─── Data shown ───

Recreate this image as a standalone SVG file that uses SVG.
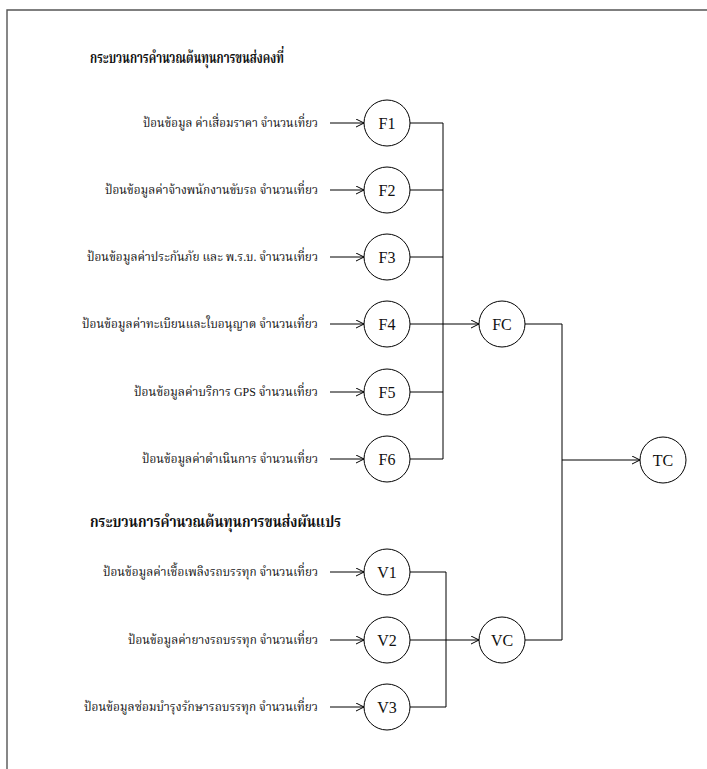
<svg xmlns="http://www.w3.org/2000/svg" width="707" height="769" viewBox="0 0 707 769">
  <style>
    .frame { stroke: #555; stroke-width: 1.4; fill: none; }
    .node circle { fill: #fff; stroke: #000; stroke-width: 1; }
    .node text { font-family: "Liberation Serif", "Times New Roman", serif; font-size: 16px; text-anchor: middle; dominant-baseline: central; fill: #111; }
    .lbl { font-family: "Liberation Serif", "Noto Serif Thai", "Noto Sans Thai", "DejaVu Sans", serif; font-size: 13px; text-anchor: end; fill: #111; }
    .title { font-family: "Liberation Serif", "Noto Serif Thai", "Noto Sans Thai", "DejaVu Sans", serif; font-size: 16px; font-weight: bold; fill: #111; }
    .wire { stroke: #000; stroke-width: 1; fill: none; }
    .arrow { stroke: #000; stroke-width: 1; fill: none; marker-end: url(#head); }
  </style>
  <defs>
    <marker id="head" markerUnits="userSpaceOnUse" markerWidth="10" markerHeight="10" refX="8" refY="4" orient="auto">
      <path d="M0,0 L8,4 L0,8" fill="none" stroke="#000" stroke-width="1"/>
    </marker>
  </defs>

  <rect width="707" height="769" fill="#fff"/>

  <!-- page frame -->
  <path class="frame" d="M7,769 V10 H707"/>

  <!-- section headings -->
  <text class="title" x="90" y="63" textLength="194" lengthAdjust="spacingAndGlyphs">กระบวนการคำนวณต้นทุนการขนส่งคงที่</text>
  <text class="title" x="90" y="527" textLength="251" lengthAdjust="spacingAndGlyphs">กระบวนการคำนวณต้นทุนการขนส่งผันแปร</text>

  <!-- input labels -->
  <g id="labels">
    <text class="lbl" x="318" y="127" textLength="175" lengthAdjust="spacingAndGlyphs">ป้อนข้อมูล ค่าเสื่อมราคา จำนวนเที่ยว</text>
    <text class="lbl" x="318" y="194" textLength="213" lengthAdjust="spacingAndGlyphs">ป้อนข้อมูลค่าจ้างพนักงานขับรถ จำนวนเที่ยว</text>
    <text class="lbl" x="318" y="261" textLength="231" lengthAdjust="spacingAndGlyphs">ป้อนข้อมูลค่าประกันภัย และ พ.ร.บ. จำนวนเที่ยว</text>
    <text class="lbl" x="318" y="328" textLength="236" lengthAdjust="spacingAndGlyphs">ป้อนข้อมูลค่าทะเบียนและใบอนุญาต จำนวนเที่ยว</text>
    <text class="lbl" x="318" y="396" textLength="184" lengthAdjust="spacingAndGlyphs">ป้อนข้อมูลค่าบริการ GPS จำนวนเที่ยว</text>
    <text class="lbl" x="318" y="463" textLength="176" lengthAdjust="spacingAndGlyphs">ป้อนข้อมูลค่าดำเนินการ จำนวนเที่ยว</text>
    <text class="lbl" x="318" y="576" textLength="215" lengthAdjust="spacingAndGlyphs">ป้อนข้อมูลค่าเชื้อเพลิงรถบรรทุก จำนวนเที่ยว</text>
    <text class="lbl" x="318" y="644" textLength="190" lengthAdjust="spacingAndGlyphs">ป้อนข้อมูลค่ายางรถบรรทุก จำนวนเที่ยว</text>
    <text class="lbl" x="318" y="711" textLength="234" lengthAdjust="spacingAndGlyphs">ป้อนข้อมูลซ่อมบำรุงรักษารถบรรทุก จำนวนเที่ยว</text>
  </g>

  <!-- connectors -->
  <g id="connectors">
    <line class="arrow" x1="330" y1="123" x2="364" y2="123"/>
    <line class="arrow" x1="330" y1="190" x2="364" y2="190"/>
    <line class="arrow" x1="330" y1="257" x2="364" y2="257"/>
    <line class="arrow" x1="330" y1="324" x2="364" y2="324"/>
    <line class="arrow" x1="330" y1="392" x2="364" y2="392"/>
    <line class="arrow" x1="330" y1="459" x2="364" y2="459"/>
    <line class="arrow" x1="330" y1="572" x2="364" y2="572"/>
    <line class="arrow" x1="330" y1="640" x2="364" y2="640"/>
    <line class="arrow" x1="330" y1="707" x2="364" y2="707"/>

    <!-- fixed-cost bus -->
    <path class="wire" d="M410,123 H443 V459 H410"/>
    <path class="wire" d="M410,190 H443"/>
    <path class="wire" d="M410,257 H443"/>
    <path class="wire" d="M410,392 H443"/>
    <line class="arrow" x1="410" y1="324" x2="479" y2="324"/>

    <!-- variable-cost bus -->
    <path class="wire" d="M410,572 H446 V707 H410"/>
    <line class="arrow" x1="410" y1="640" x2="479" y2="640"/>

    <!-- totals -->
    <path class="wire" d="M525,324 H562 V640 H525"/>
    <line class="arrow" x1="562" y1="460" x2="640" y2="460"/>
  </g>

  <!-- nodes -->
  <g id="F1" class="node"><circle cx="387" cy="123" r="23"/><text x="387" y="123">F1</text></g>
  <g id="F2" class="node"><circle cx="387" cy="190" r="23"/><text x="387" y="190">F2</text></g>
  <g id="F3" class="node"><circle cx="387" cy="257" r="23"/><text x="387" y="257">F3</text></g>
  <g id="F4" class="node"><circle cx="387" cy="324" r="23"/><text x="387" y="324">F4</text></g>
  <g id="F5" class="node"><circle cx="387" cy="392" r="23"/><text x="387" y="392">F5</text></g>
  <g id="F6" class="node"><circle cx="387" cy="459" r="23"/><text x="387" y="459">F6</text></g>
  <g id="V1" class="node"><circle cx="387" cy="572" r="23"/><text x="387" y="572">V1</text></g>
  <g id="V2" class="node"><circle cx="387" cy="640" r="23"/><text x="387" y="640">V2</text></g>
  <g id="V3" class="node"><circle cx="387" cy="707" r="23"/><text x="387" y="707">V3</text></g>
  <g id="FC" class="node"><circle cx="502" cy="324" r="23"/><text x="502" y="324">FC</text></g>
  <g id="VC" class="node"><circle cx="502" cy="640" r="23"/><text x="502" y="640">VC</text></g>
  <g id="TC" class="node"><circle cx="663" cy="460" r="23"/><text x="663" y="460">TC</text></g>
</svg>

───

## Given task
Write the material out again exactly as it appears, dropping the pictures.

## Worked solution
Recreate this image as a standalone SVG file that uses SVG.
<svg xmlns="http://www.w3.org/2000/svg" width="707" height="769" viewBox="0 0 707 769">
  <style>
    .frame { stroke: #555; stroke-width: 1.4; fill: none; }
    .node circle { fill: #fff; stroke: #000; stroke-width: 1; }
    .node text { font-family: "Liberation Serif", "Times New Roman", serif; font-size: 16px; text-anchor: middle; dominant-baseline: central; fill: #111; }
    .lbl { font-family: "Liberation Serif", "Noto Serif Thai", "Noto Sans Thai", "DejaVu Sans", serif; font-size: 13px; text-anchor: end; fill: #111; }
    .title { font-family: "Liberation Serif", "Noto Serif Thai", "Noto Sans Thai", "DejaVu Sans", serif; font-size: 16px; font-weight: bold; fill: #111; }
    .wire { stroke: #000; stroke-width: 1; fill: none; }
    .arrow { stroke: #000; stroke-width: 1; fill: none; marker-end: url(#head); }
  </style>
  <defs>
    <marker id="head" markerUnits="userSpaceOnUse" markerWidth="10" markerHeight="10" refX="8" refY="4" orient="auto">
      <path d="M0,0 L8,4 L0,8" fill="none" stroke="#000" stroke-width="1"/>
    </marker>
  </defs>

  <rect width="707" height="769" fill="#fff"/>

  <!-- page frame -->
  <path class="frame" d="M7,769 V10 H707"/>

  <!-- section headings -->
  <text class="title" x="90" y="63" textLength="194" lengthAdjust="spacingAndGlyphs">กระบวนการคำนวณต้นทุนการขนส่งคงที่</text>
  <text class="title" x="90" y="527" textLength="251" lengthAdjust="spacingAndGlyphs">กระบวนการคำนวณต้นทุนการขนส่งผันแปร</text>

  <!-- input labels -->
  <g id="labels">
    <text class="lbl" x="318" y="127" textLength="175" lengthAdjust="spacingAndGlyphs">ป้อนข้อมูล ค่าเสื่อมราคา จำนวนเที่ยว</text>
    <text class="lbl" x="318" y="194" textLength="213" lengthAdjust="spacingAndGlyphs">ป้อนข้อมูลค่าจ้างพนักงานขับรถ จำนวนเที่ยว</text>
    <text class="lbl" x="318" y="261" textLength="231" lengthAdjust="spacingAndGlyphs">ป้อนข้อมูลค่าประกันภัย และ พ.ร.บ. จำนวนเที่ยว</text>
    <text class="lbl" x="318" y="328" textLength="236" lengthAdjust="spacingAndGlyphs">ป้อนข้อมูลค่าทะเบียนและใบอนุญาต จำนวนเที่ยว</text>
    <text class="lbl" x="318" y="396" textLength="184" lengthAdjust="spacingAndGlyphs">ป้อนข้อมูลค่าบริการ GPS จำนวนเที่ยว</text>
    <text class="lbl" x="318" y="463" textLength="176" lengthAdjust="spacingAndGlyphs">ป้อนข้อมูลค่าดำเนินการ จำนวนเที่ยว</text>
    <text class="lbl" x="318" y="576" textLength="215" lengthAdjust="spacingAndGlyphs">ป้อนข้อมูลค่าเชื้อเพลิงรถบรรทุก จำนวนเที่ยว</text>
    <text class="lbl" x="318" y="644" textLength="190" lengthAdjust="spacingAndGlyphs">ป้อนข้อมูลค่ายางรถบรรทุก จำนวนเที่ยว</text>
    <text class="lbl" x="318" y="711" textLength="234" lengthAdjust="spacingAndGlyphs">ป้อนข้อมูลซ่อมบำรุงรักษารถบรรทุก จำนวนเที่ยว</text>
  </g>

  <!-- connectors -->
  <g id="connectors">
    <line class="arrow" x1="330" y1="123" x2="364" y2="123"/>
    <line class="arrow" x1="330" y1="190" x2="364" y2="190"/>
    <line class="arrow" x1="330" y1="257" x2="364" y2="257"/>
    <line class="arrow" x1="330" y1="324" x2="364" y2="324"/>
    <line class="arrow" x1="330" y1="392" x2="364" y2="392"/>
    <line class="arrow" x1="330" y1="459" x2="364" y2="459"/>
    <line class="arrow" x1="330" y1="572" x2="364" y2="572"/>
    <line class="arrow" x1="330" y1="640" x2="364" y2="640"/>
    <line class="arrow" x1="330" y1="707" x2="364" y2="707"/>

    <!-- fixed-cost bus -->
    <path class="wire" d="M410,123 H443 V459 H410"/>
    <path class="wire" d="M410,190 H443"/>
    <path class="wire" d="M410,257 H443"/>
    <path class="wire" d="M410,392 H443"/>
    <line class="arrow" x1="410" y1="324" x2="479" y2="324"/>

    <!-- variable-cost bus -->
    <path class="wire" d="M410,572 H446 V707 H410"/>
    <line class="arrow" x1="410" y1="640" x2="479" y2="640"/>

    <!-- totals -->
    <path class="wire" d="M525,324 H562 V640 H525"/>
    <line class="arrow" x1="562" y1="460" x2="640" y2="460"/>
  </g>

  <!-- nodes -->
  <g id="F1" class="node"><circle cx="387" cy="123" r="23"/><text x="387" y="123">F1</text></g>
  <g id="F2" class="node"><circle cx="387" cy="190" r="23"/><text x="387" y="190">F2</text></g>
  <g id="F3" class="node"><circle cx="387" cy="257" r="23"/><text x="387" y="257">F3</text></g>
  <g id="F4" class="node"><circle cx="387" cy="324" r="23"/><text x="387" y="324">F4</text></g>
  <g id="F5" class="node"><circle cx="387" cy="392" r="23"/><text x="387" y="392">F5</text></g>
  <g id="F6" class="node"><circle cx="387" cy="459" r="23"/><text x="387" y="459">F6</text></g>
  <g id="V1" class="node"><circle cx="387" cy="572" r="23"/><text x="387" y="572">V1</text></g>
  <g id="V2" class="node"><circle cx="387" cy="640" r="23"/><text x="387" y="640">V2</text></g>
  <g id="V3" class="node"><circle cx="387" cy="707" r="23"/><text x="387" y="707">V3</text></g>
  <g id="FC" class="node"><circle cx="502" cy="324" r="23"/><text x="502" y="324">FC</text></g>
  <g id="VC" class="node"><circle cx="502" cy="640" r="23"/><text x="502" y="640">VC</text></g>
  <g id="TC" class="node"><circle cx="663" cy="460" r="23"/><text x="663" y="460">TC</text></g>
</svg>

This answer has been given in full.